Llamaba Norman Mailer la atención sobre el hecho de que aplicar la pena máxima supone que se mate a las personas que han matado a otras personas, precisamente para demostrar que no se debe matar a las personas. Una incongruencia, vamos. En las sociedades actuales no podemos aceptar sin inmutarnos la existencia de la pena de muerte, por más que, en ocasiones de crímenes execrables, se nos pueda presentar como justa.
Aplauso, pues, para la iniciativa de Zapatero de lograr una moratoria de aplicación para el año 2015 y luchar por la abolición total. Es un empeño muy loable, porque ningún ser humano puede ser considerado tan miserable como para ser tratado como alguien que no merece vivir. Por muy criminal que alguien sea nunca perderá la dignidad que le confiere ser un hombre.
Lo que extraña es que la misma persona que se convierte en paladín internacional contra la pena capital sea la que ha impulsado en España la ampliación de una ley del aborto. Que la misma persona que ayer afirmaba, rotundo, en la sala de los Derechos Humanos de la ONU en Ginebra que «nadie tiene el derecho a arrebatar la vida a otro ser humano», sea la que quiere convertir en un derecho la condena a miles y miles de seres humanos -usted perdone, Bibiana- que ni siquiera son reos de nada, porque no se les da la oportunidad de nacer.
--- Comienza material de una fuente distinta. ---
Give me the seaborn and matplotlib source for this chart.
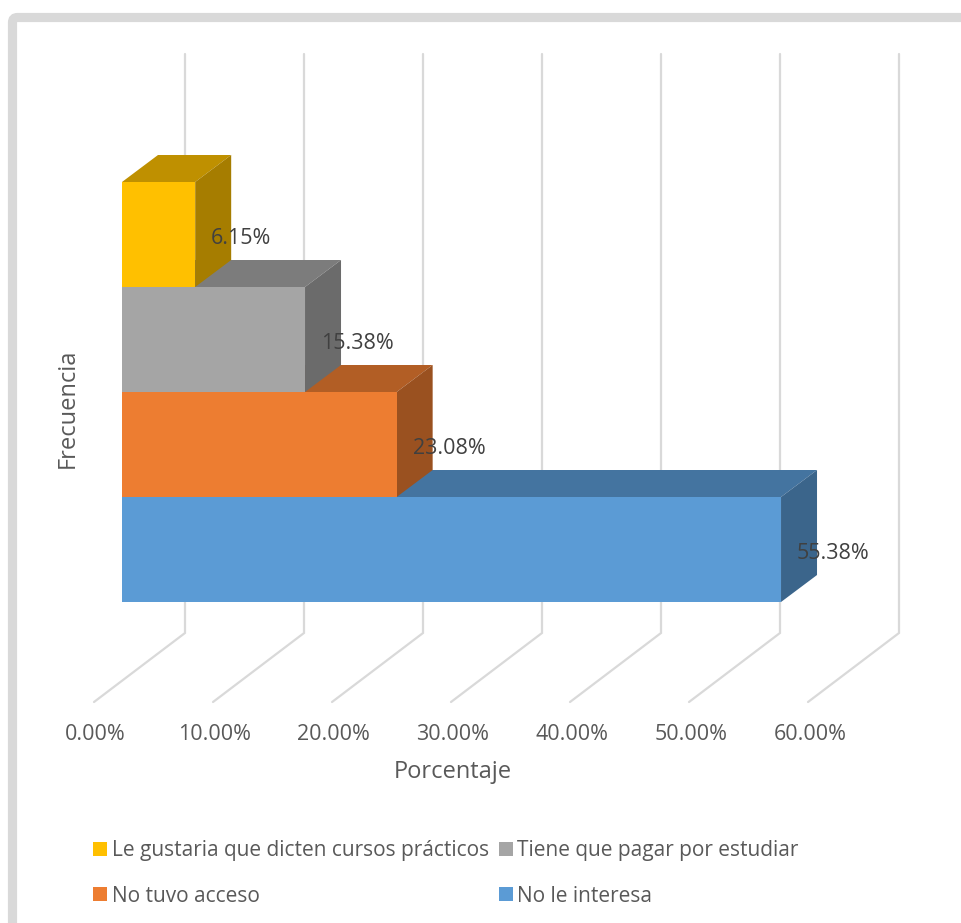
import matplotlib
matplotlib.use("Agg")
import matplotlib.pyplot as plt
from matplotlib.patches import FancyBboxPatch
from matplotlib.transforms import IdentityTransform
import pandas as pd
import seaborn as sns

categories = ["Le gustaria que dicten cursos prácticos", "Tiene que pagar por estudiar",
              "No tuvo acceso", "No le interesa"]
percentages = [6.15, 15.38, 23.08, 55.38]
face_colors = ["#FFC000", "#A5A5A5", "#ED7D31", "#5B9BD5"]
top_colors = ["#BF9000", "#7C7C7C", "#B25E25", "#4474A0"]
side_colors = ["#A67D00", "#6B6B6B", "#9A5120", "#3B658B"]
x_ticks = [0, 10, 20, 30, 40, 50, 60]
x_tick_labels = ["0.00%", "10.00%", "20.00%", "30.00%", "40.00%", "50.00%", "60.00%"]

W, H = 962, 923
sns.set_theme(style="white")
plt.rcParams["font.family"] = ["Open Sans", "DejaVu Sans"]
FS = 15.5

fig = plt.figure(figsize=(W / 100, H / 100), dpi=100, facecolor="white")


def rect(x0, y0, x1, y1):
    return [x0 / W, 1 - y1 / H, (x1 - x0) / W, (y1 - y0) / H]


# outer chart frame (only its left and top edges fall inside the picture)
fig.add_artist(FancyBboxPatch((12.5, -20), W + 20, H + 20 - 17.5,
                              boxstyle="round,pad=0,rounding_size=5",
                              transform=IdentityTransform(), fc="none",
                              ec="#D9D9D9", lw=6.6))

# front plane of the bars
ax = fig.add_axes(rect(122, 182, 836, 602))
df = pd.DataFrame({"Frecuencia": categories, "Porcentaje": percentages})
sns.barplot(data=df, x="Porcentaje", y="Frecuencia", hue="Frecuencia", order=categories,
            hue_order=categories, palette=dict(zip(categories, face_colors)), dodge=False,
            width=1, saturation=1, linewidth=0, ax=ax, zorder=10, legend=True)
ax.set_xlim(0, 60)
ax.set_ylim(3.5, -0.5)
ax.patch.set_alpha(0)
for s in ax.spines.values():
    s.set_visible(False)
ax.set_xticks([])
ax.set_yticks([])
ax.set_xlabel("")

UX = 714 / 60      # pixels per percent
UY = 105           # pixels per category
DX, DY = 36 / UX, -27 / UY          # bar depth
BACK = 63 / UX                      # back wall shift
FLOOR = -28 / UX                    # front edge of floor shift
Y_TOP = 3.5 - (602 - 54) / UY
Y_WALL = 3.5 + (633 - 602) / UY
Y_FLOOR = 3.5 + (702 - 602) / UY

for v in x_ticks:
    ax.plot([v + BACK, v + BACK, v + FLOOR], [Y_TOP, Y_WALL, Y_FLOOR], color="#D9D9D9", lw=1.6,
            clip_on=False, zorder=1, solid_joinstyle="miter")

for i, v in enumerate(percentages):
    y0, y1 = i - 0.5, i + 0.5
    z = 8 - i
    ax.fill([0, v, v + DX, DX], [y0, y0, y0 + DY, y0 + DY], color=top_colors[i], lw=0,
            clip_on=False, zorder=z)
    ax.fill([v, v + DX, v + DX, v], [y0, y0 + DY, y1 + DY, y1], color=side_colors[i], lw=0,
            clip_on=False, zorder=z)
    ax.annotate(f"{v:.2f}%", (v, i), xytext=(16, -4), textcoords="offset pixels", ha="left",
                va="center", fontsize=FS, color="#404040", zorder=20, annotation_clip=False)

ax.yaxis.label.set_size(17)
ax.yaxis.label.set_color("#595959")
ax.set_ylabel("Frecuencia")
ax.yaxis.set_label_coords((80 - 122) / 714, 1 - (408 - 182) / 420)

# legend
handles, labels = ax.get_legend_handles_labels()
ax.get_legend().remove()
order = [0, 2, 1, 3]
fig.legend([handles[i] for i in order], [labels[i] for i in order], ncol=2, frameon=False,
           loc="upper left", bbox_to_anchor=(89 / W, 1 - 836 / H), fontsize=15,
           labelcolor="#595959", handlelength=0.68, handleheight=0.68, handletextpad=0.2,
           columnspacing=0.48, labelspacing=1.17, borderpad=0.2, borderaxespad=0)

# floor axis carrying the tick labels and axis title
ax_floor = fig.add_axes(rect(95, 702, 810, 703))
ax_floor.set_xlim(0, 60)
ax_floor.set_ylim(0, 1)
ax_floor.patch.set_alpha(0)
for s in ax_floor.spines.values():
    s.set_visible(False)
ax_floor.set_yticks([])
ax_floor.set_xticks(x_ticks)
ax_floor.set_xticklabels(x_tick_labels, fontsize=FS, color="#595959")
ax_floor.tick_params(axis="x", length=0, pad=15)
ax_floor.set_xlabel("Porcentaje", fontsize=17, color="#595959", labelpad=11)

fig.savefig("out.png", dpi=100, facecolor="white")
Para estos, no hay dignidad ni derechos que valgan. Al criminal para quien se evita la sentencia a muerte se le concede la posibilidad de reinsertarse, de cambiar de vida. A las víctimas del aborto, se les impone la pena máxima y se les impide, no ya cambiar de vida, sino, sencillamente, empezarla. El dedo del César apunta hacia abajo. Los que van a morir, ni siquiera pueden saludar. Triste destino para ellos que el seno materno se convierta en un siniestro corredor de la muerte.